Il est aussi possible de mettre en lumière la précocité de cet intérêt pour la pratique en la comparant avec leurs autres pratiques sportives. En effet, l’orientation vers le football constitue bien souvent leur première insertion dans un club de sport. Pour plus d’un tiers d’entre eux, il s’agit même du seul sport qu’ils aient jamais pratiqué en club. Pour ceux-ci, la pratique ne souffre pas de la concurrence offerte par l’offre de pratiques sportives. Par exemple, Olivier, aussi loin qu’il s’en souvienne, ne se rappelle pas avoir désiré faire un autre sport : « J’ai toujours joué au foot. Ouais que du foot. Sinon bon du sport avec l’école, sinon… / T’as pas eu envie de faire d’autres sports quoi ? / Non. Puis même… j’ai jamais pensé à faire un autre sport donc à la rigueur, j’ai toujours pensé au foot. J’ai jamais eu l’esprit de me dire tiens ça m’amuserait de faire ça, de jouer au basket ou autre chose »166. Un autre tiers de l’effectif a débuté le sport par le football et a connu ensuite d’autres pratiques. Ici, la pratique n’interdit pas le développement d’autres intérêts sportifs, mais ceux-ci constituent, au moins chronologiquement, un « deuxième choix ». Au final, trois quarts des interviewés ont donc opté pour ce sport avant toute autre activité physique. Seulement un enquêté sur cinq a été initié à ce sport parallèlement à d’autres ou après s’être essayé à une pratique différente.

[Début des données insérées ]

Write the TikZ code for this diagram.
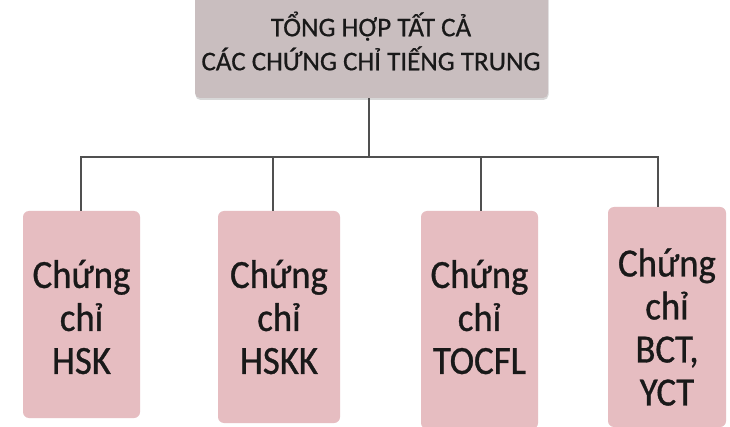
\documentclass[tikz,border=0pt]{standalone}
\usepackage{fontspec}
\setmainfont{Carlito}
\newfontfamily\topfont[FakeBold=0.6]{Carlito}
\newfontfamily\boxfont[FakeStretch=0.92,FakeBold=0.8]{Carlito}
\usetikzlibrary{shadows}
\definecolor{topgrey}{HTML}{C9BEBF}
\definecolor{boxpink}{HTML}{E6BDC1}
\definecolor{linegrey}{HTML}{505050}
\begin{document}
\begin{tikzpicture}[x=1pt,y=-1pt,
  topbox/.style={rectangle, rounded corners=5pt, fill=topgrey, draw=none, inner sep=0pt,
    drop shadow={opacity=0.3, shadow xshift=0.5pt, shadow yshift=-2pt}},
  pinkbox/.style={rectangle, rounded corners=6pt, fill=boxpink, draw=none, inner sep=0pt},
  toptxt/.style={align=center, font=\topfont\fontsize{27}{34}\selectfont, text=black!90, inner sep=0pt},
  boxtxt/.style={align=center, font=\boxfont\fontsize{40}{43}\selectfont, text=black!90, inner sep=0pt},
  link/.style={draw=linegrey, line width=1.1pt}]
\useasboundingbox (0,0) rectangle (730,427);
\fill[white] (0,0) rectangle (730,427);
% top box
\node[topbox, minimum width=353pt, minimum height=116pt] (top) at (371.5,40) {};
\node[toptxt] (toptext) at (371,41) {TỔNG HỢP TẤT CẢ\\CÁC CHỨNG CHỈ TIẾNG TRUNG};
% child boxes
\node[pinkbox, minimum width=117pt, minimum height=207pt] (b1) at (81.5,314.5) {};
\node[pinkbox, minimum width=122pt, minimum height=212pt] (b2) at (279,317) {};
\node[pinkbox, minimum width=117pt, minimum height=218pt] (b3) at (479.5,320) {};
\node[pinkbox, minimum width=118pt, minimum height=220pt] (b4) at (667,317) {};
\node[boxtxt] (t1) at (81.5,317) {Chứng\\chỉ\\HSK};
\node[boxtxt] (t2) at (279,317) {Chứng\\chỉ\\HSKK};
\node[boxtxt] (t3) at (479.5,317) {Chứng\\chỉ\\TOCFL};
\node[boxtxt] (t4) at (667,327) {Chứng\\chỉ\\BCT,\\YCT};
% connectors
\coordinate (j) at (369,157);
\coordinate (c1) at (81,211);
\coordinate (c2) at (273,211);
\coordinate (c3) at (481,211);
\coordinate (c4) at (658,207);
\draw[link] ([xshift=-2.5pt]top.south) -- (j);
\draw[link] (c1) -- (c1 |- j) -- (c4 |- j) -- (c4);
\draw[link] (c2) -- (c2 |- j);
\draw[link] (c3) -- (c3 |- j);
\end{tikzpicture}
\end{document}
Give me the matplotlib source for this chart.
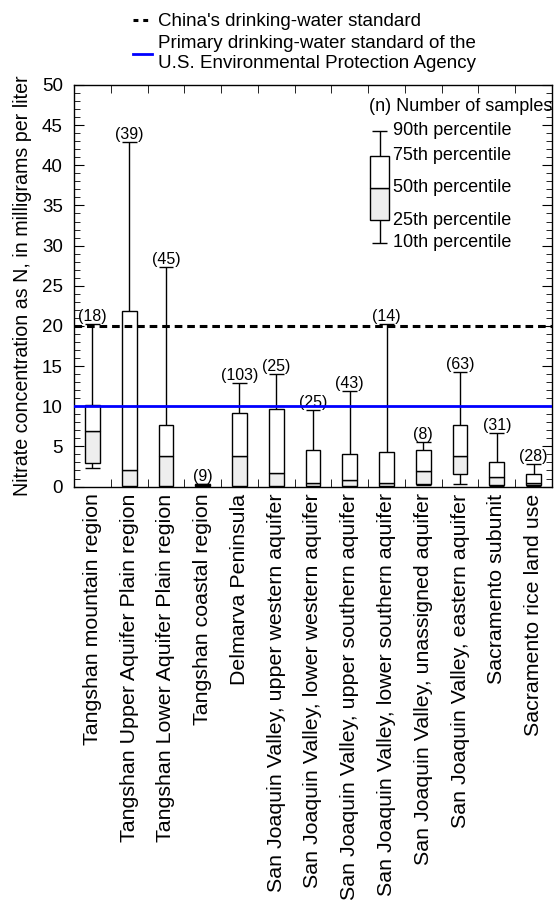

Le sentiment d’évidence du choix souvent exprimé par les enquêtés doit être compris en relation avec la place particulièrement importante qu’occupe ce sport dans l’espace des pratiques, notamment des pratiques enfantines. Ainsi, nous savons que pour les enfants de 9 ans et moins, la Fédération de football regroupe le plus grand nombre de licenciés sportifs167. Il est aussi le premier sport pratiqué par les 6-14 ans avec un taux de pratique qui s’élève à 18 % pour cette tranche d’âge168. Cependant, cette probabilité statistique importante ne doit pas conduire à négliger le fait que la complicité ancienne des enquêtés avec ce sport prend racine dans un univers familial dont le rôle est d’autant plus fort que ces pratiquants sont jeunes et fortement dépendants de celui-ci.

Notes
164.

L’échantillon est constitué de soixante quatorze individus ayant été formés dans ce centre entre 1988 et 1998 [J. Courio, Réussite et échec au centre de formation de Nantes : profil des élus et reconversion des exclus, DEA de Sociologie, Université de Nantes, 1999, p. 21].

165.

Arnaud est un apprenti enquêté (17 ans), il est le fils d’un employé de bureau qui a pratiqué intensivement le football amateur (jusqu’en championnat de CFA).

166.

Olivier est fils d’un ouvrier, lui-même ancien pratiquant amateur et entraîneur du club (de niveau « District ») de leur commune de résidence.

167.

Soit 349 134 licenciés [S. Bouffin, « Les jeunes dans la pratique sportive licenciée en 2003 », Stat-Info, MJS, n°05-01, février 2005, 4 p.]

168.

S. Octobre, Les loisirs culturels des 6-14 ans, Paris, La Documentation Française, 2004, p 346. Nous savons par ailleurs qu’entre 12 et 17 ans, 50 % des garçons déclarent pratiquer le football, en club ou non, selon l’enquête menée en 2001 par l’INSEP et le Ministère de la Jeunesse et des Sports [Truchot G. (dir.), Les adolescents et le sport, Paris, MJS- INSEP, 2004, 200 p.].